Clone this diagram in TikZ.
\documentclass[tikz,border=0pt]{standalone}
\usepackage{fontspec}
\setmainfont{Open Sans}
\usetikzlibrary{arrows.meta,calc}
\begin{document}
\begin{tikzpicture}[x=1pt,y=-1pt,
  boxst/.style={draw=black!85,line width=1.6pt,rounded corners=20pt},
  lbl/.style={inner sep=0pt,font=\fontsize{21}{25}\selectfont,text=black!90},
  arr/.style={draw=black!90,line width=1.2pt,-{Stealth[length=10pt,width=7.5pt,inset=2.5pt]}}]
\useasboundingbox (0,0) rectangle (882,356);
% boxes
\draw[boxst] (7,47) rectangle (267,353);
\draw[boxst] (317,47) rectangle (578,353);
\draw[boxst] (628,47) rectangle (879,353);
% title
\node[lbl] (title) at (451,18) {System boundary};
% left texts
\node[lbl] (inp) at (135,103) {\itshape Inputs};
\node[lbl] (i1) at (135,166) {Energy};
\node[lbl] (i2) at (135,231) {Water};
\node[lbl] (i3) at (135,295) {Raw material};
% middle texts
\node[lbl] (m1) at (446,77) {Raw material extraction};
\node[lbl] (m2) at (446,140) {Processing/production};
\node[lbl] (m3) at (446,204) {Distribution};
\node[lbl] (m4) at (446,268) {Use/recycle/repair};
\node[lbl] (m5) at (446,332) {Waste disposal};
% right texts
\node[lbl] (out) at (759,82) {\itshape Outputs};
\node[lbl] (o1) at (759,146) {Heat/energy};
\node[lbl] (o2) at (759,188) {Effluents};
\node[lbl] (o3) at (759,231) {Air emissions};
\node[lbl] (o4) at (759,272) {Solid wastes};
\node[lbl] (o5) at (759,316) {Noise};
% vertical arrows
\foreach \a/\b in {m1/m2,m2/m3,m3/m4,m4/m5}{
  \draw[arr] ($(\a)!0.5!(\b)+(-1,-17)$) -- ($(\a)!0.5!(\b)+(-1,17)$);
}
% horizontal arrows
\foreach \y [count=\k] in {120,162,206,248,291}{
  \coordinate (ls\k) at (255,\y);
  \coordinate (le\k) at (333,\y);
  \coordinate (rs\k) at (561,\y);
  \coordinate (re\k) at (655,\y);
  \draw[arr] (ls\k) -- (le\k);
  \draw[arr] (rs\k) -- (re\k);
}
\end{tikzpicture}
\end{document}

[What this task involves]
Using the listing above, reproduce each line without omission.

[The response]
Clone this diagram in TikZ.
\documentclass[tikz,border=0pt]{standalone}
\usepackage{fontspec}
\setmainfont{Open Sans}
\usetikzlibrary{arrows.meta,calc}
\begin{document}
\begin{tikzpicture}[x=1pt,y=-1pt,
  boxst/.style={draw=black!85,line width=1.6pt,rounded corners=20pt},
  lbl/.style={inner sep=0pt,font=\fontsize{21}{25}\selectfont,text=black!90},
  arr/.style={draw=black!90,line width=1.2pt,-{Stealth[length=10pt,width=7.5pt,inset=2.5pt]}}]
\useasboundingbox (0,0) rectangle (882,356);
% boxes
\draw[boxst] (7,47) rectangle (267,353);
\draw[boxst] (317,47) rectangle (578,353);
\draw[boxst] (628,47) rectangle (879,353);
% title
\node[lbl] (title) at (451,18) {System boundary};
% left texts
\node[lbl] (inp) at (135,103) {\itshape Inputs};
\node[lbl] (i1) at (135,166) {Energy};
\node[lbl] (i2) at (135,231) {Water};
\node[lbl] (i3) at (135,295) {Raw material};
% middle texts
\node[lbl] (m1) at (446,77) {Raw material extraction};
\node[lbl] (m2) at (446,140) {Processing/production};
\node[lbl] (m3) at (446,204) {Distribution};
\node[lbl] (m4) at (446,268) {Use/recycle/repair};
\node[lbl] (m5) at (446,332) {Waste disposal};
% right texts
\node[lbl] (out) at (759,82) {\itshape Outputs};
\node[lbl] (o1) at (759,146) {Heat/energy};
\node[lbl] (o2) at (759,188) {Effluents};
\node[lbl] (o3) at (759,231) {Air emissions};
\node[lbl] (o4) at (759,272) {Solid wastes};
\node[lbl] (o5) at (759,316) {Noise};
% vertical arrows
\foreach \a/\b in {m1/m2,m2/m3,m3/m4,m4/m5}{
  \draw[arr] ($(\a)!0.5!(\b)+(-1,-17)$) -- ($(\a)!0.5!(\b)+(-1,17)$);
}
% horizontal arrows
\foreach \y [count=\k] in {120,162,206,248,291}{
  \coordinate (ls\k) at (255,\y);
  \coordinate (le\k) at (333,\y);
  \coordinate (rs\k) at (561,\y);
  \coordinate (re\k) at (655,\y);
  \draw[arr] (ls\k) -- (le\k);
  \draw[arr] (rs\k) -- (re\k);
}
\end{tikzpicture}
\end{document}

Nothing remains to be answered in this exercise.